Everyone who beleived in Odin did. They wanted to die fighting to get there. How can you fail to get this.
You don't get the big picture. The Sagas weren't written by Heathens. They were written by (((Christians))) trying to document the old ways. Some of it is accurate. A lot of this was propaganda to discredit Heathens. And a lot of this was genuine mistakes simply caused by mapping (((Christian))) values onto Heathen values. So, there's a lot of data we have to sift through and reconstruct.
The (((Christians))) who wrote down the Eddas were projecting their own reasoning onto the Heathens. For them, dying to go to heaven was important because the (((Jews))) brainwashed them into thinking this is important. So, why would the Vikings raid Lindisfarne? Obviously, because this monk just returned from the crusades, it is fresh in his mind, he just raided to get into heaven, so that must be the case for the Heathens. Right?
Here's the deal. The raid on Lindisfarne wasn't a holy war. The (((Jews))) had gold piled up in the monastery and the Vikings wanted it. Simple as that. They were pirates bringing gold home to their people.
Here's what you don't hear from the Eddas (which are also incomplete). Odin isn't the only one who had a hall. There are at least two others that we know of. Freyja's field of Fólkvangr. And the Hall of Hel (Not to be confused with Hell).
Warriors also go to Fólkvangr, not just Valhalla. But Hel is reserved for people other than warriors.
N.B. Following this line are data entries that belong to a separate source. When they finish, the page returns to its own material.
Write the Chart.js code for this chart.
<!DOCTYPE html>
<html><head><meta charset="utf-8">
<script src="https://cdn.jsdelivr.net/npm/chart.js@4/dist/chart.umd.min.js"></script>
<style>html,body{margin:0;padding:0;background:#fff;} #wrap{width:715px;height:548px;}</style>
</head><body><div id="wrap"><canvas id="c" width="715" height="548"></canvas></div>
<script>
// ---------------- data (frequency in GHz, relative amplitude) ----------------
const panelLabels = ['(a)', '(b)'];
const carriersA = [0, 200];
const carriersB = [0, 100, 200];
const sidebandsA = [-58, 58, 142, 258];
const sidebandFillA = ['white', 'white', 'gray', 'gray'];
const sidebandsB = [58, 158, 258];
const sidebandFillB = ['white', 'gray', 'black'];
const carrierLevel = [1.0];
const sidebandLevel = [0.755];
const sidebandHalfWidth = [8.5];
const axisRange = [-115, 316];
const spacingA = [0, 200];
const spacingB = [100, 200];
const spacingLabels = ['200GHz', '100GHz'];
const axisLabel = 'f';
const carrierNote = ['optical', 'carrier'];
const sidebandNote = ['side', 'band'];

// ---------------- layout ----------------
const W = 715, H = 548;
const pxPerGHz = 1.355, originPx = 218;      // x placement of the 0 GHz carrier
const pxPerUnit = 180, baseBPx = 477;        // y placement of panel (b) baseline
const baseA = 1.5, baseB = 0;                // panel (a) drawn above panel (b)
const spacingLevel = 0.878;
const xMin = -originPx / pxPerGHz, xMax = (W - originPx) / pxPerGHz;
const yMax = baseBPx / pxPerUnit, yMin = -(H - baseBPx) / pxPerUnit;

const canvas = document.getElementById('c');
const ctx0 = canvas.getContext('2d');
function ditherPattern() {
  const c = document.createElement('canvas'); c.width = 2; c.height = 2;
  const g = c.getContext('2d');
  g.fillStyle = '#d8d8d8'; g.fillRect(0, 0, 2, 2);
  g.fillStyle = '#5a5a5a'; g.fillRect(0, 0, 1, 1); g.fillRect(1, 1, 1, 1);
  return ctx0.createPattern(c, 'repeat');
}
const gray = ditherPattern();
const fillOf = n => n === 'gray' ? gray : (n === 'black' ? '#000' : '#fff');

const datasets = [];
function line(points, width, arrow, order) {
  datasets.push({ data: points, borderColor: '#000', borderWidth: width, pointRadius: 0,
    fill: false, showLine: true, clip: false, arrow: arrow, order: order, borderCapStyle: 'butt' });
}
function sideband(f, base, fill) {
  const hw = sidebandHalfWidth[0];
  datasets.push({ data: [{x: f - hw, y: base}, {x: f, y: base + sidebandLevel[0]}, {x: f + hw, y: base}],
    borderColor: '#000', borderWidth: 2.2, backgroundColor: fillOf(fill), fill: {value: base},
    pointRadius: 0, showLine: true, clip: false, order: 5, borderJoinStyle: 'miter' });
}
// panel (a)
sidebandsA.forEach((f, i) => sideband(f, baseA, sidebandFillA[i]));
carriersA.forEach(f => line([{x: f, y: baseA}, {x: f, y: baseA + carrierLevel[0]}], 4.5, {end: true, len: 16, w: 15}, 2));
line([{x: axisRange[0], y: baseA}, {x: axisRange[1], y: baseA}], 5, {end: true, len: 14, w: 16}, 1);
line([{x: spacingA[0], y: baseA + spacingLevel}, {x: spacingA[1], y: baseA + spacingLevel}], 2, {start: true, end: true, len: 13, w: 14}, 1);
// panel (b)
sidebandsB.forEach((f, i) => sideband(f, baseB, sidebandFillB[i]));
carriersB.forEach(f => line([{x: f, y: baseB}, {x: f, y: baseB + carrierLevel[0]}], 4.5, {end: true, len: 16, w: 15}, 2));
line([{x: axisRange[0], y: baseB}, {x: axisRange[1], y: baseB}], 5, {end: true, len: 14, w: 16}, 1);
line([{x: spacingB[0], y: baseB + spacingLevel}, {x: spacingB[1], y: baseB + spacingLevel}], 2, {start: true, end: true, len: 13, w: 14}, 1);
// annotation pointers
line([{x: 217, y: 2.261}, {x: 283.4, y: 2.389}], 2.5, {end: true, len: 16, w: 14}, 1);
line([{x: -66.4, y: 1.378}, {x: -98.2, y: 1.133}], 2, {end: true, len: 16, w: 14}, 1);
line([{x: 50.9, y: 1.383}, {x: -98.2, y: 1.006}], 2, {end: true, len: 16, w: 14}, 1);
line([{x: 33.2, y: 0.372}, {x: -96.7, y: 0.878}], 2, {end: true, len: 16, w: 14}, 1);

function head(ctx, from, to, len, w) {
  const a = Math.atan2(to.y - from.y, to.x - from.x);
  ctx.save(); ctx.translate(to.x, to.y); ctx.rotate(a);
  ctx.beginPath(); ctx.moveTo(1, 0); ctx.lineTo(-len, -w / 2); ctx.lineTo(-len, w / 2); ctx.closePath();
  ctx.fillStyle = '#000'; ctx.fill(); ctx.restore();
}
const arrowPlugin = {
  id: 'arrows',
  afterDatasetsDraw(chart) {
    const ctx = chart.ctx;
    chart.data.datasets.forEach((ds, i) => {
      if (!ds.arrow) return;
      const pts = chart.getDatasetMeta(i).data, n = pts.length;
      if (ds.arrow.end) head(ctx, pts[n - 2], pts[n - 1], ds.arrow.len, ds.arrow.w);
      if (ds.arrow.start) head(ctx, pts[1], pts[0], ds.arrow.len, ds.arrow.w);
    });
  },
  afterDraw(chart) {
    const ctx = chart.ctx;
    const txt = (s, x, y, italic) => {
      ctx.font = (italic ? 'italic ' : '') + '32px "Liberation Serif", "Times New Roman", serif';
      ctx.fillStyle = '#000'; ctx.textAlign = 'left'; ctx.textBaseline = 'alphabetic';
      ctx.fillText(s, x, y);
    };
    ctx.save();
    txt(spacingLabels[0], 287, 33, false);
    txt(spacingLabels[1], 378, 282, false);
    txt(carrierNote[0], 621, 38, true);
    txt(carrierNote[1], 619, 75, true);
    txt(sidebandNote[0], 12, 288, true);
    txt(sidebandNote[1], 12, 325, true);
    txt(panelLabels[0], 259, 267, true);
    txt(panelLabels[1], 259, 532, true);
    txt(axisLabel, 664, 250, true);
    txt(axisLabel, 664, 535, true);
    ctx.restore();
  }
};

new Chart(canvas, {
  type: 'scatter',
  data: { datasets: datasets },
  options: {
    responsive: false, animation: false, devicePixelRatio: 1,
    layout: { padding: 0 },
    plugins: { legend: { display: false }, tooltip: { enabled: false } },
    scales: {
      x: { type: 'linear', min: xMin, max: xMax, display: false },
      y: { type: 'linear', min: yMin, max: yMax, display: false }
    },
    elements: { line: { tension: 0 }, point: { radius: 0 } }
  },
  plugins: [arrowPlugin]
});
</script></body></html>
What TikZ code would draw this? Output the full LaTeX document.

And since the Eddas are incomplete, it's assumed all the Gods have halls of their own. Which diminishes the narrative of dying to go to "Heaven". You just go someplace depending on what you liked doing. "You like warfare? Well, Odin is a war god, go hang out with him!"
There was no point in "dying for it". Because you went to an afterlife anyway. It wasn't a "reward". It was just something that happened. If you were a farmer, you went to some hall of a God who liked farming.
The concept of being rewarded with an afterlife is a (((Christian))) concept. The (((Christians))) who wrote down the Eddas mapped their own conception of the afterlife onto Heathenry because they didn't know any better. They were brainwashed by the (((Jew))) into thinking that's how it works. As such, the importance of an afterlife is exagerated.
We don't put much stock into the Eddas. They aren't our equivalent of the (((Bible))). We don't take them literally as the (((Christians))) consider the (((Bible))). You can't think of it the same way (((Christians))) think of it. It doesn't work like that.